And how is it possible for fathers to do that? Your
Holiness has not considered how mankind really lives from
hand to mouth, getting each day its daily bread; how
little one generation does or can leave another. It is
doubtful if the wealth of the civilized world all told
amounts to anything like as much as one year’s
labor, while it is certain that if labor were to stop and
men had to rely on existing accumulation, it would be
only a few days ere in the richest countries pestilence
and famine would stalk.
The profitable property your Holiness refers to, is
private property in land. Now profitable land, as all
economists will agree, is land superior to the land that
the ordinary man can get. It is land that will yield an
income to the owner as owner, and therefore that will
permit the owner to appropriate the products of labor
without doing labor, its profitableness to the individual
involving the robbery of other individuals. It is
therefore possible only for some fathers to leave their
children profitable land. What therefore your Holiness
practically declares is, that it is the duty of all
fathers to struggle to leave their children what only the
few peculiarly strong, lucky or unscrupulous can leave;
and that, a something that involves the robbery of others
— their deprivation of the material gifts of
God.
This anti-Christian doctrine has been long in practice
throughout the Christian world. What are its results?
Are they not the very evils set forth in your
Encyclical? Are they not, so far from enabling men to
keep themselves from want and misery in the uncertainties
of this mortal life, to condemn the great masses of men
to want and misery that the natural conditions of our
mortal life do not entail; to want and misery deeper and
more wide-spread than exist among heathen savages? Under
the régime of private property in land and in the
richest countries not five per cent of fathers are able
at their death to leave anything substantial to their
children, and probably a large majority do not leave
enough to bury them! Some few children are left by their
fathers richer than it is good for them to be, but the
vast majority not only are left nothing by their fathers,
but by the system that makes land private property are
deprived of the bounty of their Heavenly Father; are
compelled to sue others for permission to live and to
work, and to toil all their lives for a pittance that
often does not enable them to escape starvation and
pauperism.
What your Holiness is actually, though of course
inadvertently, urging, is that earthly fathers should
assume the functions of the Heavenly Father. It is not
the business of one generation to provide the succeeding
generation “with all that is needful to enable them
honorably to keep themselves from want and misery.”

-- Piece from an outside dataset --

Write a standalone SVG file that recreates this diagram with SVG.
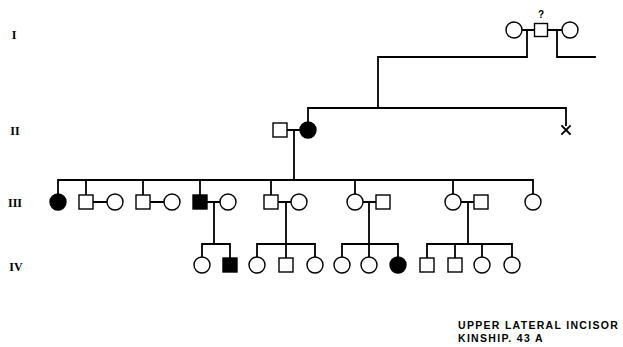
<svg xmlns="http://www.w3.org/2000/svg" width="623" height="347" viewBox="0 0 623 347">
<style>
.ln{stroke:#000;stroke-width:1.8;fill:none;stroke-linecap:square}
.o{fill:#fff;stroke:#000;stroke-width:1.4}
.f{fill:#000;stroke:#000;stroke-width:1.4}
.gen{font-family:"Liberation Serif",serif;font-weight:bold;font-size:12px;text-anchor:middle}
.cap{font-family:"Liberation Sans",sans-serif;font-weight:bold;font-size:10.5px;letter-spacing:1.3px}
</style>
<rect width="623" height="347" fill="#fff"/>
<g id="labels">
<text class="gen" x="14" y="39">I</text>
<text class="gen" x="15" y="135">II</text>
<text class="gen" x="15" y="207">III</text>
<text class="gen" x="16" y="271">IV</text>
</g>
<g id="connectors">
<path class="ln" d="M522 30H534 M548 30H562 M527 30V57H378V108 M557 30V57H595"/>
<path class="ln" d="M287 130H300 M308 108H566 M308 108V122 M566 108V125 M294 130V180"/>
<path class="ln" d="M58 180H533 M58 180V194 M86 180V195 M143 180V195 M200 180V195 M271 180V195 M355 180V194 M453 180V194 M533 180V194"/>
<path class="ln" d="M93 202H107 M150 202H164 M207 202H220 M278 202H291 M363 202H376 M461 202H474"/>
<path class="ln" d="M214 202V244 M286 202V244 M369 202V244 M468 202V244"/>
<path class="ln" d="M202 244H230 M202 244V257 M230 244V258 M257 244H315 M257 244V257 M286 244V258 M315 244V257 M342 244H398 M342 244V257 M369 244V257 M398 244V257 M427 244H512 M427 244V258 M455 244V258 M482 244V257 M512 244V257"/>
</g>
<g id="I-1"><circle class="o" cx="514" cy="30" r="8"/></g>
<g id="I-2"><rect class="o" x="534.5" y="23.5" width="13" height="13"/><text x="541" y="18" font-family="Liberation Sans,sans-serif" font-weight="bold" font-size="10" text-anchor="middle">?</text></g>
<g id="I-3"><circle class="o" cx="570" cy="30" r="8"/></g>
<g id="II-1"><rect class="o" x="273" y="123" width="14" height="14"/></g>
<g id="II-2"><circle class="f" cx="308" cy="130" r="8"/></g>
<g id="II-3"><path class="ln" d="M562 126L570 134M570 126L562 134" stroke-width="1.6"/></g>
<g id="III-1"><circle class="f" cx="58" cy="202" r="8"/></g>
<g id="III-2"><rect class="o" x="79" y="195" width="14" height="14"/></g>
<g id="III-3"><circle class="o" cx="115" cy="202" r="8"/></g>
<g id="III-4"><rect class="o" x="136" y="195" width="14" height="14"/></g>
<g id="III-5"><circle class="o" cx="172" cy="202" r="8"/></g>
<g id="III-6"><rect class="f" x="193" y="195" width="14" height="14"/></g>
<g id="III-7"><circle class="o" cx="228" cy="202" r="8"/></g>
<g id="III-8"><rect class="o" x="264" y="195" width="14" height="14"/></g>
<g id="III-9"><circle class="o" cx="299" cy="202" r="8"/></g>
<g id="III-10"><circle class="o" cx="355" cy="202" r="8"/></g>
<g id="III-11"><rect class="o" x="376" y="195" width="14" height="14"/></g>
<g id="III-12"><circle class="o" cx="453" cy="202" r="8"/></g>
<g id="III-13"><rect class="o" x="474" y="195" width="14" height="14"/></g>
<g id="III-14"><circle class="o" cx="533" cy="202" r="8"/></g>
<g id="IV-1"><circle class="o" cx="202" cy="265" r="8"/></g>
<g id="IV-2"><rect class="f" x="223" y="258" width="14" height="14"/></g>
<g id="IV-3"><circle class="o" cx="257" cy="265" r="8"/></g>
<g id="IV-4"><rect class="o" x="279" y="258" width="14" height="14"/></g>
<g id="IV-5"><circle class="o" cx="315" cy="265" r="8"/></g>
<g id="IV-6"><circle class="o" cx="342" cy="265" r="8"/></g>
<g id="IV-7"><circle class="o" cx="369" cy="265" r="8"/></g>
<g id="IV-8"><circle class="f" cx="398" cy="265" r="8"/></g>
<g id="IV-9"><rect class="o" x="420" y="258" width="14" height="14"/></g>
<g id="IV-10"><rect class="o" x="448" y="258" width="14" height="14"/></g>
<g id="IV-11"><circle class="o" cx="482" cy="265" r="8"/></g>
<g id="IV-12"><circle class="o" cx="512" cy="265" r="8"/></g>
<g id="caption">
<text class="cap" x="458" y="329">UPPER LATERAL INCISOR</text>
<text class="cap" x="458" y="342">KINSHIP. 43 A</text>
</g>
</svg>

That is God’s business. We no more create our
children than we create our fathers. It is God who is the
Creator of each succeeding generation as fully as of the
one that preceded it. And, to recall your own
words (7), “Nature [God], therefore, owes to man a
storehouse that shall never fail, the daily supply of his
daily wants. And this he finds only in the inexhaustible
fertility of the earth.” What you are now assuming
is, that it is the duty of men to provide for the wants
of their children by appropriating this storehouse and
depriving other men’s children of the unfailing
supply that God has provided for all.
The duty of the father to the child — the duty
possible to all fathers! Is it not so to conduct himself,
so to nurture and teach it, that it shall come to manhood
with a sound body, well-developed mind, habits of virtue,
piety and industry, and in a state of society that shall
give it and all others free access to the bounty of God,
the providence of the All-Father?
In doing this the father would be doing more to secure
his children from want and misery than is possible now to
the richest of fathers — as much more as the
providence of God surpasses that of man. For the justice
of God laughs at the efforts of men to circumvent it, and
the subtle law that binds humanity together poisons the
rich in the sufferings of the poor. Even the few who are
able in the general struggle to leave their children
wealth that they fondly think will keep them from want
and misery in the uncertainties of this mortal life
— do they succeed? Does experience show that it is
a benefit to a child to place him above his fellows and
enable him to think God’s law of labor is not for
him? Is not such wealth oftener a curse than a blessing,
and does not its expectation often destroy filial love
and bring dissensions and heartburnings into families?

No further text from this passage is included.